RDR2, on average, has 15,000 players on Steam at any given time, while GTAV has 80,000 players at any given point. Both games are quite similar to each other, yet it’s obvious which one is the favorite. The online mode for GTAV has gotten unrecognizable to its base game. They’ve added flying cars, laser weapons, and tons more other items that make it less of a realistic looking sandbox, and more of a 4th grade dream house. This has left the older players who remembered the previous versions of the game disappointed, as Rockstar has continued to pander to profit instead of adding to the game. 

One important element of releasing new games, downloadable content, and updates is studios hyping up games. Creating hype has many benefits to upcoming releases.
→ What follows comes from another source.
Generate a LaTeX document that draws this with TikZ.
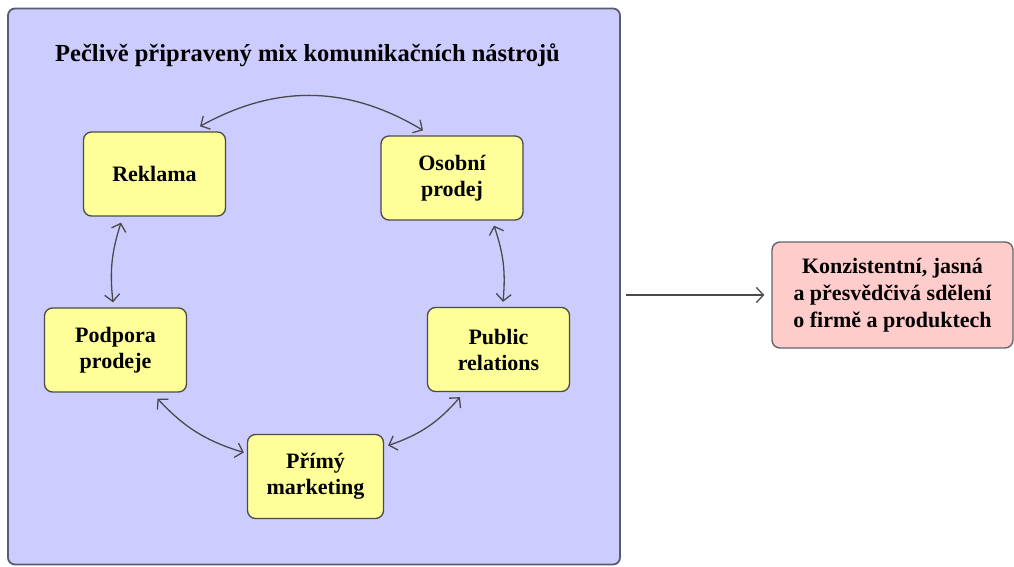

It gets people talking about the game, which serves as free advertising, and gives developers a chance to show off what they’ve been working on. But it has the potential to also lead to hate. Overhyping has become a real problem for studios now. 

At its launch, “No Man’s Sky” was way overhyped by the studio. While the game currently is well-received by most, it was missing a ton of promised features when it was released. This spreadsheet by the Internet Historian shows which promised features were absent from the game on launch. Almost all of the features were missing from the game as the developers continued to hype it up, even though the game was buggy and barren of the features promised to the community. The game also had gotten the spotlight from Sony as it was advertised as a triple A big release, even though the studio itself was comparable to an indie team.

These problems, once rare in the gaming industry, are now more common than ever and they look to keep getting worse. Some of these problems aren’t even that hard to fix. Studios should implement ideas from the community, or at least hear some of them out. They should release videos showing what they’ve been doing for the last couple weeks or months, and hold back on showing the community more than what they actually have. If those things happen, not only will players be happy, but things will be easier on the studios as well.